Westen boykottiert Putins Party Paralympics ohne "Propaganda-Idioten"
06.03.2014, 16:23 Uhr
(Foto: dpa)
Zum zweiten Mal lädt Russlands Präsident die Welt nach Sotschi - aber ihm gehen die Gäste aus. Viele Regierungen bleiben den Paralympics fern, offenbar auch die deutsche. Die Athleten reisen an, wollen aber Distanz zu Wladimir Putin wahren.
Wladimir Putin liebt die Inszenierung. Russlands Präsident zeigt sich gern mit nacktem Oberkörper beim Angeln, beweist beim Judo seine Kraft. Auch am Freitagabend wollte er sich im Glanz der Scheinwerfer sonnen und die 11. Winter-Paralympics (7. bis 16. März) feierlich eröffnen. Doch nach dem aggressiven militärischen Auftritt in der Krim-Krise wird es zunehmend einsam um Russlands Herrscher. Putin gehen für seine zweite große Party in kürzester Zeit die Gäste aus.

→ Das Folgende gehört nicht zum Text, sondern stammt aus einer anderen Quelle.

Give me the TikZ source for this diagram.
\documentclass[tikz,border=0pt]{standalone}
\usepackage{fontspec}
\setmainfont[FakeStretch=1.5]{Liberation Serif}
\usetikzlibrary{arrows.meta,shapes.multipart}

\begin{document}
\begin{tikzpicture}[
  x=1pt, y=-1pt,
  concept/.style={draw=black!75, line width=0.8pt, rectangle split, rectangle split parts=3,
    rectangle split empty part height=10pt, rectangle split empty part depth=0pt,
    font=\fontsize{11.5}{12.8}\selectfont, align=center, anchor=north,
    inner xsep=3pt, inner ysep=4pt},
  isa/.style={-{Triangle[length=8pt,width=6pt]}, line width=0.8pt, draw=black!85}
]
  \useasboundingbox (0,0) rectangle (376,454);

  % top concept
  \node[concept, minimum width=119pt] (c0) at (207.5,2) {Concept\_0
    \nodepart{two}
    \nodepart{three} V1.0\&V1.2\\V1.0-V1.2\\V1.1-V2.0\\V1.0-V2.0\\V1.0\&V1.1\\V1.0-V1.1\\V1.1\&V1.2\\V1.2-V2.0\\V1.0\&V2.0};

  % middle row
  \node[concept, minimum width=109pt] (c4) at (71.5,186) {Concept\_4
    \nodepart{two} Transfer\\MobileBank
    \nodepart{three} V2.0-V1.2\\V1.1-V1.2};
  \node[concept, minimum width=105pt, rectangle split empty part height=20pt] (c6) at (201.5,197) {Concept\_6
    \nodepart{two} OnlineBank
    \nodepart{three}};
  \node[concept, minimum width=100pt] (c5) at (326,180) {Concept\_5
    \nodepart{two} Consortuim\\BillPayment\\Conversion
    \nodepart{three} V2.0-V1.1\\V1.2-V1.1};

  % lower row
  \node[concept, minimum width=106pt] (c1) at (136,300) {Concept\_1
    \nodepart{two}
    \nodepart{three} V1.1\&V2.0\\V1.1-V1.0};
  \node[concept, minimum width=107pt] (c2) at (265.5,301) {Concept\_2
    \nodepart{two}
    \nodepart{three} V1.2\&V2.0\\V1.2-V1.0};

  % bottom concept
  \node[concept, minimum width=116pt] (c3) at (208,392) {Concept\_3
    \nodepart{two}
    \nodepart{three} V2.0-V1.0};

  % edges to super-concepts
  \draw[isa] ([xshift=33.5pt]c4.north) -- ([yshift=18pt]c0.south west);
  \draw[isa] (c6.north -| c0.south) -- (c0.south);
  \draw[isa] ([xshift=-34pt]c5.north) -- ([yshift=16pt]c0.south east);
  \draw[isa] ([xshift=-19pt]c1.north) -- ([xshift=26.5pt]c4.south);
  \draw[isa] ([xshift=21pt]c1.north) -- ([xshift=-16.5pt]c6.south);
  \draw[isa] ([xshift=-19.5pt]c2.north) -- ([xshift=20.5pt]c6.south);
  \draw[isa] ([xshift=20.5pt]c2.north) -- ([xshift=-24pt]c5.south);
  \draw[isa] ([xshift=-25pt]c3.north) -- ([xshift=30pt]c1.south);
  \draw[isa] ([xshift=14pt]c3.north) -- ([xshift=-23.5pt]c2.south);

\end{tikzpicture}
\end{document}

Zuletzt hatten bereits die Regierungen Großbritanniens und der USA ihre Teilnahme an der Eröffnungsfeier abgesagt. Nun haben auch die Niederlande, Schweden und Norwegen keine Lust auf Putins zynisches Spiel. Die Entscheidung über den angedrohten Boykott der ukrainischen Mannschaft steht noch aus. "Wir können nicht an Spielen in einem Land teilnehmen, das unser eigenes Land attackiert", sagte eine Teamsprecherin und forderte Putin auf, seine Truppen aus der Ukraine abzuziehen.
Innenministerium unentschlossen
Ob deutsche Regierungsvertreter an den Paralympics teilnehmen, ist noch unklar. Verena Bentele, zwölfmalige Paralympics-Siegerin und Behindertenbeauftragte der Bundesregierung, erklärte, dass der Bund aus Protest gegen das Vorgehen Russlands in der Krim-Krise die Auftaktveranstaltung boykottieren werde. "Es ist ein ganz klar politisches Zeichen an Russland, Gefahr für Leib und Leben besteht nicht", sagte Bentele im "ZDF Morgenmagazin".

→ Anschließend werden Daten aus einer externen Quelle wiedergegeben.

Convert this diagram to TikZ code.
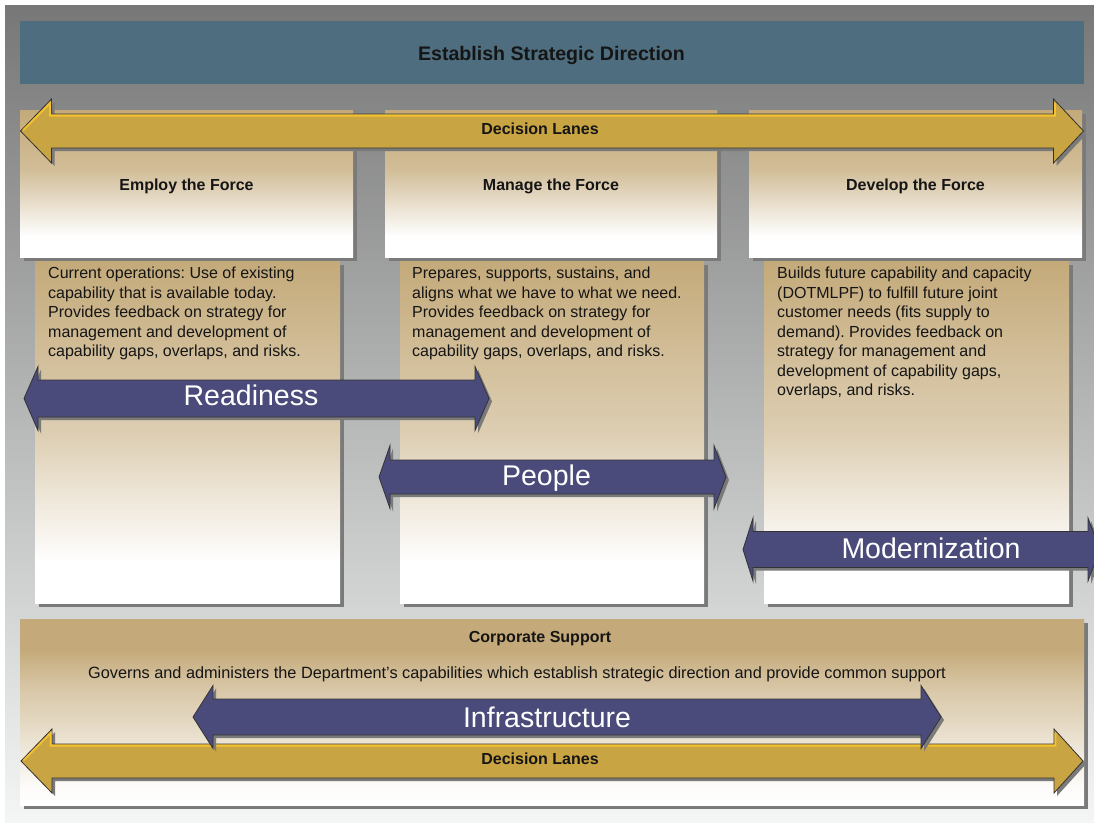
\documentclass[tikz,border=0pt]{standalone}
\usepackage{fontspec}
\setmainfont{Liberation Sans}
\usetikzlibrary{shadows}
\frenchspacing

\definecolor{tanc}{HTML}{C4AA7A}
\definecolor{bannerc}{HTML}{4E6D7E}
\definecolor{goldc}{HTML}{C9A443}
\definecolor{goldhl}{HTML}{F4C22F}
\definecolor{navyc}{HTML}{4B4B7B}
\definecolor{shadowc}{HTML}{7A7A7A}
\definecolor{edgec}{HTML}{333333}
\definecolor{bgtop}{HTML}{777777}
\definecolor{bgmid}{HTML}{B8B8B8}
\definecolor{bgbot}{HTML}{F4F6F6}
\definecolor{txtc}{HTML}{151515}

\pgfdeclareverticalshading{headshade}{100bp}{color(0bp)=(white); color(25bp)=(white); color(32bp)=(white); color(55bp)=(tanc!78!white); color(75bp)=(tanc); color(100bp)=(tanc)}
\pgfdeclareverticalshading{bodyshade}{100bp}{color(0bp)=(white); color(25bp)=(white); color(31bp)=(white); color(50bp)=(tanc!58!white); color(75bp)=(tanc); color(100bp)=(tanc)}
\pgfdeclareverticalshading{corpshade}{100bp}{color(0bp)=(white); color(25bp)=(white); color(30bp)=(white!96!tanc); color(47bp)=(tanc!45!white); color(55bp)=(tanc!62!white); color(67bp)=(tanc); color(100bp)=(tanc)}

% #1 style, #2 x1, #3 x2, #4 yc, #5 shaft half, #6 head half, #7 left head length, #8 right head length
\newcommand{\dblarr}[8]{%
  \path[#1] (#2,#4) -- ({#2+#7},{#4-#6}) -- ({#2+#7},{#4-#5}) -- ({#3-#8},{#4-#5})
    -- ({#3-#8},{#4-#6}) -- (#3,#4) -- ({#3-#8},{#4+#6}) -- ({#3-#8},{#4+#5})
    -- ({#2+#7},{#4+#5}) -- ({#2+#7},{#4+#6}) -- cycle;}
% gold highlight along upper edges
\newcommand{\goldhl}[8]{%
  \draw[goldhl, line width=1.8pt, line join=miter] ({#2+2.5},{#4-0.6}) -- ({#2+#7-1.4},{#4-#6+4.2}) -- ({#2+#7-1.4},{#4-#5+1.6})
    -- ({#3-#8+1.4},{#4-#5+1.6}) -- ({#3-#8+1.4},{#4-#6+4.2});}

\tikzset{
  boxshadow/.style={general shadow={fill=shadowc, shadow xshift=4pt, shadow yshift=-4pt}},
  headbox/.style={boxshadow, shading=headshade, inner sep=0pt, anchor=north west},
  bodybox/.style={boxshadow, shading=bodyshade, inner sep=0pt, anchor=north west},
  boldtxt/.style={font=\fontsize{16}{19}\selectfont\bfseries, text=txtc, inner sep=0pt, anchor=base},
  bodytxt/.style={font=\fontsize{16}{19.5}\selectfont, text=txtc, inner sep=0pt, anchor=north west, align=left},
  bigtxt/.style={font=\fontsize{28.5}{30}\selectfont, text=white, inner sep=0pt, anchor=base},
  goldarr/.style={fill=goldc, draw=edgec, line width=0.8pt},
  navyarr/.style={fill=navyc, draw=edgec, line width=0.8pt},
  arrshadow/.style={fill=shadowc, shift={(3,3)}}
}

\begin{document}
\begin{tikzpicture}[x=1pt, y=-1pt]
\useasboundingbox (0,0) rectangle (1094,822);
\clip (0,0) rectangle (1094,822);
\fill[white] (0,0) rectangle (1094,822);
\shade[top color=bgtop, middle color=bgmid, bottom color=bgbot] (5,5) rectangle (1094,822);

% banner
\fill[bannerc] (20,21) rectangle (1084,84);
\node[boldtxt, font=\fontsize{19.6}{22}\selectfont\bfseries] (title) at (551.5,60.5) {Establish Strategic Direction};

% header boxes
\node[headbox, minimum width=333pt, minimum height=147pt] (employbox) at (20,110) {};
\node[headbox, minimum width=332pt, minimum height=147pt] (managebox) at (385,110) {};
\node[headbox, minimum width=333pt, minimum height=147pt] (developbox) at (749,110) {};

% body boxes
\node[bodybox, minimum width=305pt, minimum height=342pt] (employbody) at (35,261) {};
\node[bodybox, minimum width=304pt, minimum height=342pt] (managebody) at (400,261) {};
\node[bodybox, minimum width=305pt, minimum height=342pt] (developbody) at (764,261) {};

% header texts
\node[boldtxt] (employtxt) at (186.5,190) {Employ the Force};
\node[boldtxt] (managetxt) at (551,190) {Manage the Force};
\node[boldtxt] (developtxt) at (915.5,190) {Develop the Force};

% body texts
\node[bodytxt] (employdesc) at (48,267) {Current operations: Use of existing\\capability that is available today.\\Provides feedback on strategy for\\management and development of\\capability gaps, overlaps, and risks.};
\node[bodytxt] (managedesc) at (412,267) {Prepares, supports, sustains, and\\aligns what we have to what we need.\\Provides feedback on strategy for\\management and development of\\capability gaps, overlaps, and risks.};
\node[bodytxt] (developdesc) at (777,267) {Builds future capability and capacity\\(DOTMLPF) to fulfill future joint\\customer needs (fits supply to\\demand). Provides feedback on\\strategy for management and\\development of capability gaps,\\overlaps, and risks.};

% top decision lanes arrow
\dblarr{arrshadow}{20.5}{1083.5}{131}{17}{32}{31}{30}
\dblarr{goldarr}{20.5}{1083.5}{131}{17}{32}{31}{30}
\goldhl{}{20.5}{1083.5}{131}{17}{32}{31}{30}
\node[boldtxt] (lanestop) at (540,134) {Decision Lanes};

% corporate support box
\node[boxshadow, shading=corpshade, inner sep=0pt, anchor=north west, minimum width=1064pt, minimum height=186pt] (corpbox) at (20,619) {};
\node[boldtxt] (corptitle) at (540,642) {Corporate Support};
\node[font=\fontsize{16.3}{19}\selectfont, text=txtc, inner sep=0pt, anchor=base west] (corpdesc) at (88,678) {Governs and administers the Department’s capabilities which establish strategic direction and provide common support};

% navy arrows
\dblarr{arrshadow}{24}{489}{398.5}{18.5}{32}{14}{14}
\dblarr{navyarr}{24}{489}{398.5}{18.5}{32}{14}{14}
\node[bigtxt] (readiness) at (251,405) {Readiness};

\dblarr{arrshadow}{379}{726}{477}{17}{31.5}{11}{12}
\dblarr{navyarr}{379}{726}{477}{17}{31.5}{11}{12}
\node[bigtxt] (people) at (546.5,485) {People};

\dblarr{arrshadow}{743}{1100}{549.5}{18}{31.5}{10}{12}
\dblarr{navyarr}{743}{1100}{549.5}{18}{31.5}{10}{12}
\node[bigtxt] (modern) at (931,558) {Modernization};

% bottom decision lanes arrow
\dblarr{arrshadow}{21}{1083}{761}{17}{32}{31}{29}
\dblarr{goldarr}{21}{1083}{761}{17}{32}{31}{29}
\goldhl{}{21}{1083}{761}{17}{32}{31}{29}
\node[boldtxt] (lanesbot) at (540,764) {Decision Lanes};

% infrastructure arrow
\dblarr{arrshadow}{193}{941}{717}{18}{31.5}{20}{20}
\dblarr{navyarr}{193}{941}{717}{18}{31.5}{20}{20}
\node[bigtxt] (infra) at (547,727) {Infrastructure};
\end{tikzpicture}
\end{document}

Aus dem für den Sport zuständigen Bundesinnenministerium (BMI) hatte Innenstaatssekretär Ole Schröder (CDU) einen Besuch der Spiele geplant. Der steht nun auch zur Disposition. "Wir werden die weitere Entwicklung abwarten", sagte eine Sprecherin des Ministeriums. Erst unmittelbar vor dem ursprünglich geplanten Reisetermin von Schröder am 14. März werde man in Abstimmung mit dem Auswärtigen Amt entscheiden. Das Außenministerium hatte allerdings schon empfohlen, keine hochrangige politische Delegation nach Sotschi zu schicken.

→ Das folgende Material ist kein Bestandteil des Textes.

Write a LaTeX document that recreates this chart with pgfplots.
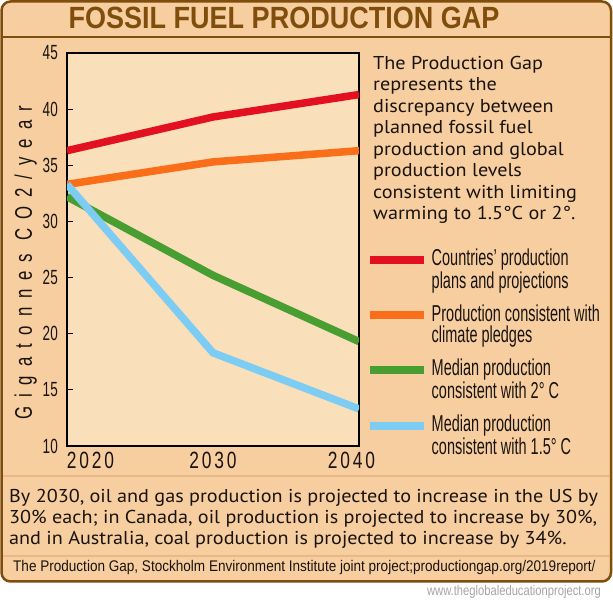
\documentclass[border=0pt]{standalone}
\usepackage{fontspec}
\usepackage{pgfplots}
\pgfplotsset{compat=1.18}
\setmainfont[FakeStretch=1.085]{PT Sans}
\newfontfamily\titlefont[FakeStretch=0.88]{Liberation Sans Bold}
\newfontfamily\condfont[FakeStretch=0.66]{Liberation Sans}
\newfontfamily\xtickfont[FakeStretch=0.74,LetterSpace=12]{Liberation Sans}
\newfontfamily\ylabfont[FakeStretch=0.7,LetterSpace=37]{Liberation Sans}
\newfontfamily\legfont[FakeStretch=0.63]{Liberation Sans}
\newfontfamily\srcfont[FakeStretch=0.88]{Liberation Sans}
\newfontfamily\wwwfont[FakeStretch=0.8]{Liberation Sans}
\definecolor{outerbg}{RGB}{247,206,160}
\definecolor{plotbg}{RGB}{249,223,186}
\definecolor{brownA}{RGB}{128,78,12}
\definecolor{sepcol}{RGB}{233,184,134}
\definecolor{redA}{RGB}{226,16,32}
\definecolor{orangeA}{RGB}{250,110,25}
\definecolor{greenA}{RGB}{72,158,48}
\definecolor{blueA}{RGB}{124,204,244}
\definecolor{txt}{RGB}{25,20,15}
\begin{document}
\begin{tikzpicture}[x=1pt,y=1pt]
\useasboundingbox (0,0) rectangle (613,601);
\fill[white] (0,0) rectangle (613,601);
\draw[brownA, line width=2.5pt, fill=outerbg, rounded corners=9pt] (1.5,19.5) rectangle (611,599.5);
\draw[brownA, line width=2.5pt] (1.5,564) -- (611,564);
\draw[sepcol, line width=1.2pt] (3,125) -- (609.5,125);
\draw[sepcol, line width=1.2pt] (3,45) -- (609.5,45);
\node[anchor=base, inner sep=0pt, font=\titlefont\fontsize{30.7}{32}\selectfont, text=brownA] at (284,572) {FOSSIL FUEL PRODUCTION GAP};
\begin{axis}[
  at={(67pt,155pt)}, anchor=south west,
  scale only axis, width=292pt, height=393pt,
  xmin=2020, xmax=2040, ymin=10, ymax=45,
  axis background/.style={fill=plotbg},
  axis line style={line width=1.4pt, black},
  xtick={2020,2030,2040},
  xticklabels={\makebox[0pt][l]{2020}, 2030, \makebox[0pt][r]{2040\hspace*{-16pt}}},
  x tick label style={font=\xtickfont\fontsize{23.5}{24}\selectfont, anchor=north, inner sep=0pt, yshift=-6pt, text=txt},
  x tick style={draw=none},
  ytick={10,15,20,25,30,35,40,45},
  y tick label style={font=\condfont\fontsize{20.5}{21}\selectfont, anchor=east, inner sep=0pt, xshift=-9pt, text=txt},
  ytick pos=left, tick align=inside, major tick length=6pt,
  y tick style={line width=1.2pt, black},
  /pgf/number format/assume math mode=true,
  ylabel={Gigatonnes CO2/year},
  ylabel style={font=\ylabfont\fontsize{24}{24}\selectfont, at={(axis description cs:-0.1199,0.466)}, anchor=base, inner sep=0pt, text=txt},
  legend style={at={(axis description cs:1.024,0.501)}, anchor=north west, draw=none, fill=none, inner sep=0pt, row sep=15.3pt, column sep=4pt, font=\legfont\fontsize{23}{20.5}\selectfont, cells={anchor=west, align=left}, nodes={inner sep=0pt, text=txt}},
  legend image code/.code={\draw[#1, line width=7.5pt] (0pt,9.5pt) -- (54pt,9.5pt);},
]
\addplot[redA, line width=7.5pt, line join=round] coordinates {(2020,36.3) (2030,39.3) (2040,41.3)};
\addlegendentry{Countries’ production\\plans and projections}
\addplot[orangeA, line width=7.5pt, line join=round] coordinates {(2020,33.3) (2030,35.3) (2040,36.3)};
\addlegendentry{Production consistent with\\climate pledges}
\addplot[greenA, line width=7.5pt, line join=round] coordinates {(2020,32.2) (2030,25.2) (2040,19.3)};
\addlegendentry{Median production\\consistent with 2° C}
\addplot[blueA, line width=7.5pt, line join=round] coordinates {(2020,33.3) (2030,18.3) (2040,13.3)};
\addlegendentry{Median production\\consistent with 1.5° C}
\end{axis}
\node[anchor=base west, inner sep=0pt, align=left, text=txt, font=\fontsize{18.6}{21.5}\selectfont] at (373,381.2) {The Production Gap\\represents the\\discrepancy between\\planned fossil fuel\\production and global\\production levels\\consistent with limiting\\warming to 1.5°C or 2°.};
\node[anchor=base west, inner sep=0pt, align=left, text=txt, font=\fontsize{18.6}{21}\selectfont] at (9,56) {By 2030, oil and gas production is projected to increase in the US by\\30\% each; in Canada, oil production is projected to increase by 30\%,\\and in Australia, coal production is projected to increase by 34\%.};
\node[anchor=base west, inner sep=0pt, text=txt, font=\srcfont\fontsize{15.4}{16}\selectfont] at (13,29) {The Production Gap, Stockholm Environment Institute joint project;productiongap.org/2019report/};
\node[anchor=base east, inner sep=0pt, text={rgb,255:red,165;green,165;blue,165}, font=\wwwfont\fontsize{14}{15}\selectfont] at (601,5) {www.theglobaleducationproject.org};
\end{tikzpicture}
\end{document}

"Laufen nicht als Propaganda-Idioten auf"
Friedhelm Julius Beucher, der Präsident des Deutschen Behindertensportverbandes (DBS), lehnt einen Startverzicht der 13 deutschen Athleten weiter ab. Gleichzeitig kritisiert er Russlands Präsidenten Wladimir Putin für sein Vorgehen im Konflikt mit der Ukraine. "Putin und sein Verhalten haben diesen Paralympics einen Teil ihrer Herzlichkeit und ihrer Fröhlichkeit genommen", sagte Beucher.
Trotz des großen Schattens, der sich bereits über die Spiele gelegt hat, werden die deutschen Sportler aber wie geplant ab Samstag an den Start gehen. "Wir nehmen uns nicht so wichtig, dass wir glauben, der Boykott einer kleinen Sportler-Delegation könnte weltpolitisch auch nur das kleinste Bisschen verändern", sagte Beucher, "ein Athleten-Boykott macht nur Sinn, wenn ihn alle oder zumindest sehr viele gleichzeitig beschließen, und das wäre hier nicht der Fall." Der Sport dürfe durch zu hohe Erwartungen nicht überfordert werden, sagte Beucher: "Politische Probleme können nur durch die Politik gelöst werden."
Trotzdem wolle die deutsche Delegation im Rahmen ihrer Möglichkeiten Zeichen gegen die umstrittene Politik Putins setzen. "Wir werden hier ganz sicher nicht als nützliche Propaganda-Idioten von Herrn Putin auflaufen, und ich werde auch beim Einmarsch der Nationen gegenüber den Vertretern Russlands keine Hand zum Gruß erheben", sagte Beucher, "sollte es irgendwelche offiziellen Einladungen der russischen Regierung oder regierungsnaher Stellen geben, werden wir die auf keinen Fall wahrnehmen."